Tornando ainda mais complexa essa relação entre o real e o ficcional, Panahi engana o espectador nos minutos iniciais sem utilizar um corte para delimitar a fronteira entre as narrativas – leia-se, a fronteira entre a narrativa do diretor que ele interpreta, de um lado, e a narrativa do filme que o diretor que ele interpreta está filmando, de outro. Depois, os cortes secos ajudam nessa delimitação, de modo que a prevalência de planos longos é indicativo da permanência narrativa dentro do mesmo arco. Seu domínio da mise en scène é exemplar, como ao final, em que a câmera subjetiva em um local com curvas amplia o suspense.

Panahi (a personagem) representa uma ponte entre dois arcos narrativos, cada um conectado a um dos casais. O primeiro casal é Zara (Mina Kavani) e Bakhtiar (Bakhtiyar Panjeei), que, perseguidos, querem sair do país e sua trajetória é objeto do filme de Panahi (a personagem e o verdadeiro). Este é o arco menos interessante do longa, dadas as informações diminutas sobre os dois (por exemplo, o que exatamente os levou à perseguição?) e o distanciamento do diretor (em razão, mais uma vez, da perseguição política). Reza (Reza Heydari) é o responsável por seguir as orientações de Panahi nas filmagens, porém alguns obstáculos dificultam esse trabalho, sobretudo a internet ruim e a reação dos habitantes do vilarejo à suposta fotografia.

O segundo casal é na verdade um triângulo: Gozal foi prometida a Yaghoob, porém estaria tendo um relacionamento com Soldooz. Entram aqui as tradições culturais e os costumes locais explicados pela mãe de Ghanbar, o anfitrião de Panahi – nomeadamente, a do cordão umbilical e a cerimônia do Lava-pés. É neste núcleo que o cineasta escancara uma irracionalidade (já que ela não sabe lhe explicar por que as mulheres ficam do lado esquerdo) mais receptiva ao surreal (quando ele pergunta se ele viu um gênio) do que à sua presença na vila de Jaban.

Em uma instigante espiral imprevisível, Panahi se sente perseguido pelas pessoas do vilarejo, não mais apenas pelo governo iraniano (o que não é pouco, evidentemente). Em determinado momento, um depoimento reconhecidamente sem amparo na lei nem na xaria é instrumentalizado para encurralá-lo, o que se torna cômico e, ao mesmo tempo, patético. Panahi ouve de um morador que aquelas pessoas são diferentes das pessoas da cidade e que bastaria fazer um juramento por Deus, ainda que o juramento não correspondesse à verdade. Ou seja, o que importa não são os fatos, mas a narrativa construída até mesmo mediante frágeis cerimônias.
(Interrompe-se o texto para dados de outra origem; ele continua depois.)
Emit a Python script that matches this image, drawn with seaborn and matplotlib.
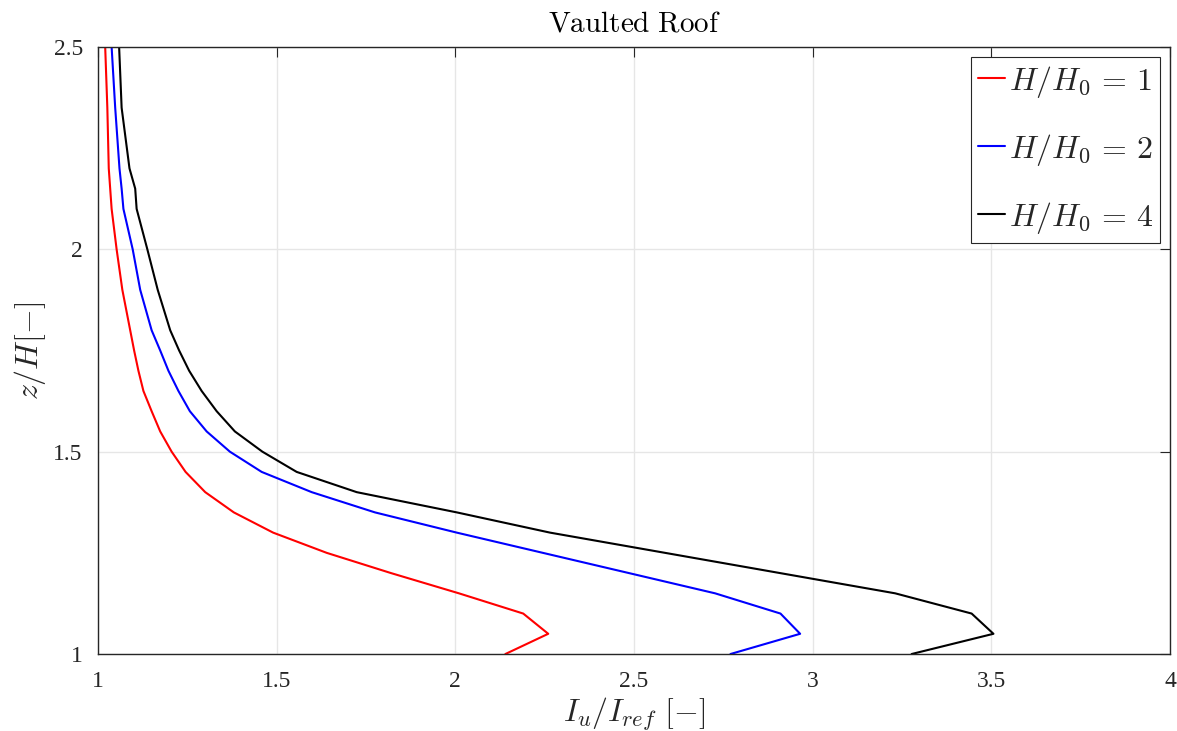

Retornando ao arco narrativo do primeiro casal, Zara é a primeira a perceber uma falsidade desmedida. Na cena em que Panahi sobe um morro com Reza, ele vê a cidade iluminada ao longe, metáfora clara quando comparada à escuridão obscurantista do vilarejo onde está hospedado. A falsidade, porém, está em ambos: na primeira, em um governo que vilaniza a arte que o expõe; no segundo, na mitomania arraigada que igualmente encara a arte como antagonista (não é à toa que Ghanbar acha que será motivo de zombaria ao sair com a câmera). O perigo não está na arte ou no artista, mas nas pessoas que temem o que elas manifestam.

* Filme assistido durante a cobertura da 46ª edição da Mostra Internacional de Cinema de São Paulo.